American actor (born 1994)

Bridger Zadina (born March 23, 1994) is an American model and actor from northern Wisconsin. He is known for roles on Law & Order: Special Victims Unit, Bosch, and Better Things. He also starred in the 2014 movie Sins of Our Youth.

== Early life ==

Zadina was born on March 23, 1994, and grew up the town of Poplar, Wisconsin. His parents raised llamas. As a boy, he worked in theatre, appearing in plays at the Duluth Playhouse. His parents are Simon and Marcy Zadina and his brother is named Carson. At eleven years old, he became a national champion llama exhibitor. He also worked as a model for the department store chain Target. He attended Northwestern Middle School in Poplar until he moved to California.

== Career ==

In 2006, Zadina went to Minneapolis to audition for a talent search conducted by the ProScout talent agency. He was one of 300 children auditioning. He signed with an agent after the auditions, and moved to Los Angeles with his mother and began auditioning for shows; in his spare time he worked with an acting coach. He moved to Los Angeles in 2006 and had his first role in a nationally televised show called Stand by Me Alone.

In 2009, he guest starred as a transgender teen on Law & Order: Special Victims Unit in the episode "Transitions". When he learned that he would be playing a transgender teen he reportedly told the executive producer Neal Baer, "Wow, what am I going to tell my friends?" He was selected for the role after auditioning with almost 200 other boys. The role called for Bridger to cry and he said that he was able to cry on screen by thinking of his horse and pet llama back in Wisconsin. In 2010, he appeared in Numbers as Jim Mazzola Junior.

At 17 years old, Zadina appeared in the 2011 film Terri. In 2013, he starred alongside Lucas Till, Joel Courtney, and Ally Sheedy in the movie Sins of Our Youth. The Los Angeles Times criticized the movie, saying the plot in which teen drinking and guns lead to death was not surprising. In the movie Zadina plays one of four teen boys who drink alcohol and play with guns, killing a child.

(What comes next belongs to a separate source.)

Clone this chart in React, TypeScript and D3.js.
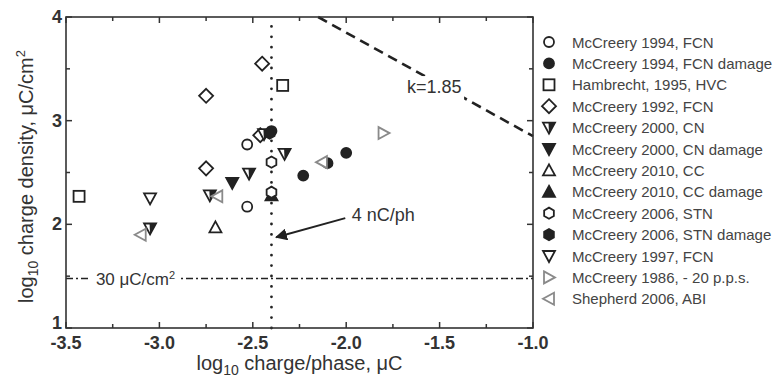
import React from 'react';
import * as d3 from 'd3';

// axis ticks
const xMajorTicks = [-3.5, -3.0, -2.5, -2.0, -1.5, -1.0];
const xMinorTicks = [-3.25, -2.75, -2.25, -1.75, -1.25];
const yMajorTicks = [1, 2, 3, 4];
const yMinorTicks = [1.5, 2.5, 3.5];

// reference lines
const chargeLimit = -2.4; // 4 nC/ph
const densityLimit = Math.log10(30); // 30 uC/cm2
const shannonK = 1.85;

// series: [log10 charge/phase, log10 charge density]
const mc1994FCN = [[-2.53, 2.77], [-2.53, 2.17]];
const mc1994FCNDamage = [[-2.40, 2.90], [-2.23, 2.47], [-2.10, 2.59], [-2.00, 2.69]];
const hambrecht1995 = [[-3.43, 2.27], [-2.34, 3.34]];
const mc1992FCN = [[-2.75, 3.24], [-2.45, 3.55], [-2.75, 2.54], [-2.46, 2.86]];
const mc2000CN = [[-2.52, 2.49], [-2.73, 2.28], [-3.05, 1.96], [-2.33, 2.68], [-2.44, 2.87]];
const mc2000CNDamage = [[-2.61, 2.40]];
const mc2010CC = [[-2.70, 1.97]];
const mc2010CCDamage = [[-2.40, 2.28]];
const mc2006STN = [[-2.40, 2.60], [-2.40, 2.31]];
const mc2006STNDamage = [[-2.41, 2.88]];
const mc1997FCN = [[-3.05, 2.25]];
const mc1986 = [[-1.80, 2.88]];
const shepherd2006 = [[-3.10, 1.90], [-2.69, 2.27], [-2.13, 2.60]];

const series = [
    {name: 'McCreery 1994, FCN', shape: 'circle', fill: 'none', data: mc1994FCN},
    {name: 'McCreery 1994, FCN damage', shape: 'circle', fill: 'solid', data: mc1994FCNDamage},
    {name: 'Hambrecht, 1995, HVC', shape: 'square', fill: 'none', data: hambrecht1995},
    {name: 'McCreery 1992, FCN', shape: 'diamond', fill: 'none', data: mc1992FCN},
    {name: 'McCreery 2000, CN', shape: 'triDown', fill: 'half', data: mc2000CN},
    {name: 'McCreery 2000, CN damage', shape: 'triDown', fill: 'solid', data: mc2000CNDamage},
    {name: 'McCreery 2010, CC', shape: 'triUp', fill: 'none', data: mc2010CC},
    {name: 'McCreery 2010, CC damage', shape: 'triUp', fill: 'solid', data: mc2010CCDamage},
    {name: 'McCreery 2006, STN', shape: 'hexagon', fill: 'none', data: mc2006STN},
    {name: 'McCreery 2006, STN damage', shape: 'hexagon', fill: 'solid', data: mc2006STNDamage},
    {name: 'McCreery 1997, FCN', shape: 'triDown', fill: 'none', data: mc1997FCN},
    {name: 'McCreery 1986, - 20 p.p.s.', shape: 'triRight', fill: 'gray', data: mc1986},
    {name: 'Shepherd 2006, ABI', shape: 'triLeft', fill: 'gray', data: shepherd2006},
];

const ink = '#222';
const grayInk = '#8a8a8a';
const font = '"Liberation Sans", Arial, sans-serif';

const width = 778;
const height = 380;
const margin = {left: 66, top: 17, right: 245, bottom: 52};

function Marker({shape, fill, x, y}) {
    const stroke = fill === 'gray' ? grayInk : ink;
    const solid = fill === 'solid' ? ink : 'white';
    const sw = 1.8;
    const t = `translate(${x},${y})`;
    if (shape === 'circle') {
        return <circle transform={t} r={5} fill={solid} stroke={stroke} strokeWidth={sw}/>;
    }
    if (shape === 'square') {
        return <rect transform={t} x={-5.5} y={-5.5} width={11} height={11} fill="white" stroke={stroke} strokeWidth={sw}/>;
    }
    if (shape === 'diamond') {
        return <path transform={t} d="M0,-7L7,0L0,7L-7,0Z" fill="white" stroke={stroke} strokeWidth={sw}/>;
    }
    if (shape === 'hexagon') {
        const pts = d3.range(6).map(i => {
            const a = Math.PI / 6 + i * Math.PI / 3;
            return [5.6 * Math.cos(a), 5.6 * Math.sin(a)];
        });
        return <path transform={t} d={d3.line()(pts) + 'Z'} fill={solid} stroke={stroke} strokeWidth={sw}/>;
    }
    if (shape === 'triDown') {
        const d = 'M-6,-5L6,-5L0,6Z';
        if (fill === 'half') {
            return <g transform={t}>
                <path d={d} fill="white" stroke={stroke} strokeWidth={sw}/>
                <path d="M-0.5,-5L6,-5L0,6Z" fill={ink}/>
            </g>;
        }
        return <path transform={t} d={d} fill={solid} stroke={stroke} strokeWidth={sw}/>;
    }
    if (shape === 'triUp') {
        return <path transform={t} d="M0,-6L6,5L-6,5Z" fill={solid} stroke={stroke} strokeWidth={sw}/>;
    }
    if (shape === 'triRight') {
        return <path transform={t} d="M-5,-6L6,0L-5,6Z" fill="white" stroke={stroke} strokeWidth={sw}/>;
    }
    return <path transform={t} d="M5,-6L-6,0L5,6Z" fill="white" stroke={stroke} strokeWidth={sw}/>;
}

export default function App() {
    const x = d3.scaleLinear().domain([-3.5, -1.0]).range([margin.left, width - margin.right]);
    const y = d3.scaleLinear().domain([1, 4]).range([height - margin.bottom, margin.top]);
    const [x0, x1] = x.range();
    const [y0, y1] = y.range();

    // Shannon line: log D = k - log Q
    const shannonStart = shannonK - 4;
    const shannonLine = d3.line()([[x(shannonStart), y(4)], [x(-1.0), y(shannonK + 1.0)]]);

    const legendX = 549;
    const legendY = 42;
    const legendStep = 21.4;

    return (
        <svg width={width} height={height} style={{position: 'absolute', left: 0, top: 0, background: 'white'}}
             fontFamily={font}>
            {/* reference lines */}
            <line x1={x(chargeLimit)} x2={x(chargeLimit)} y1={y0} y2={y1} stroke={ink} strokeWidth={2.8}
                  strokeDasharray="0 10.4" strokeLinecap="round"/>
            <line x1={x0} x2={x1} y1={y(densityLimit)} y2={y(densityLimit)} stroke={ink} strokeWidth={1.6}
                  strokeDasharray="7 3 2 3"/>
            <path d={shannonLine} stroke={ink} strokeWidth={2.6} strokeDasharray="10 6" fill="none"/>

            {/* labels with white backing */}
            <rect x={x(-1.69)} y={y(3.43)} width={60} height={26} fill="white"/>
            <text x={x(-1.675)} y={y(3.27)} fontSize={18} fill="#333">k=1.85</text>
            <rect x={x(-3.37)} y={y(densityLimit) - 14} width={88} height={24} fill="white"/>
            <text x={x(-3.34)} y={y(densityLimit) + 6} fontSize={17} fill="#333">
                30 μC/cm<tspan dy={-6} fontSize={11}>2</tspan>
            </text>
            <text x={x(-1.97)} y={y(2.05) + 2} fontSize={18} fill="#333">4 nC/ph</text>
            <defs>
                <marker id="arrowHead" viewBox="0 0 10 10" refX={9} refY={5} markerWidth={6} markerHeight={6}
                        orient="auto">
                    <path d="M0,0L10,5L0,10Z" fill={ink}/>
                </marker>
            </defs>
            <line x1={x(-2.005)} y1={y(2.06)} x2={x(-2.375)} y2={y(1.875)} stroke={ink} strokeWidth={2}
                  markerEnd="url(#arrowHead)"/>

            {/* data */}
            {series.map(s => s.data.map((d, i) =>
                <Marker key={s.name + i} shape={s.shape} fill={s.fill} x={x(d[0])} y={y(d[1])}/>
            ))}

            {/* frame and ticks */}
            <rect x={x0} y={y1} width={x1 - x0} height={y0 - y1} fill="none" stroke="#333" strokeWidth={1.6}/>
            {xMajorTicks.map(t => <g key={'xM' + t}>
                <line x1={x(t)} x2={x(t)} y1={y0} y2={y0 - 6} stroke="#333" strokeWidth={1.5}/>
                <line x1={x(t)} x2={x(t)} y1={y1} y2={y1 + 6} stroke="#333" strokeWidth={1.5}/>
                <text x={x(t)} y={y0 + 21} textAnchor="middle" fontSize={18} fontWeight="bold" fill="#333">
                    {t.toFixed(1)}
                </text>
            </g>)}
            {xMinorTicks.map(t => <g key={'xm' + t}>
                <line x1={x(t)} x2={x(t)} y1={y0} y2={y0 - 4} stroke="#333" strokeWidth={1.5}/>
                <line x1={x(t)} x2={x(t)} y1={y1} y2={y1 + 4} stroke="#333" strokeWidth={1.5}/>
            </g>)}
            {yMajorTicks.map(t => <g key={'yM' + t}>
                <line x1={x0} x2={x0 + 6} y1={y(t)} y2={y(t)} stroke="#333" strokeWidth={1.5}/>
                <line x1={x1} x2={x1 - 6} y1={y(t)} y2={y(t)} stroke="#333" strokeWidth={1.5}/>
                <text x={x0 - 4} y={y(t) + (t === 1 ? 1 : 6)} textAnchor="end" fontSize={18} fontWeight="bold"
                      fill="#333">{t}</text>
            </g>)}
            {yMinorTicks.map(t => <g key={'ym' + t}>
                <line x1={x0} x2={x0 + 4} y1={y(t)} y2={y(t)} stroke="#333" strokeWidth={1.5}/>
                <line x1={x1} x2={x1 - 4} y1={y(t)} y2={y(t)} stroke="#333" strokeWidth={1.5}/>
            </g>)}

            {/* axis titles */}
            <text x={(x0 + x1) / 2} y={y0 + 42} textAnchor="middle" fontSize={20} fill="#333">
                log<tspan dy={5} fontSize={14}>10</tspan><tspan dy={-5}> charge/phase, μC</tspan>
            </text>
            <text transform={`translate(33,${(y0 + y1) / 2 + 4}) rotate(-90)`} textAnchor="middle" fontSize={20}
                  fill="#333">
                log<tspan dy={5} fontSize={14}>10</tspan><tspan dy={-5}> charge density, μC/cm</tspan>
                <tspan dy={-8} fontSize={13}>2</tspan>
            </text>

            {/* legend */}
            {series.map((s, i) => <g key={'lg' + i}>
                <Marker shape={s.shape} fill={s.fill} x={legendX} y={legendY + i * legendStep}/>
                <text x={legendX + 23} y={legendY + i * legendStep + 5.5} fontSize={15} fill="#444">{s.name}</text>
            </g>)}
        </svg>
    );
}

In 2015, he was cast in the western Kill or Be Killed as an outlaw ventriloquist. In 2016, he featured in the FX show Better Things. He played the part of Harvey and had to take piano lessons for the part. In 2017, he played a drug user in the movie Ripped. The Los Angeles Times panned the film calling it an "eye roller". Also in 2017, he landed a recurring role on the television show Bosch.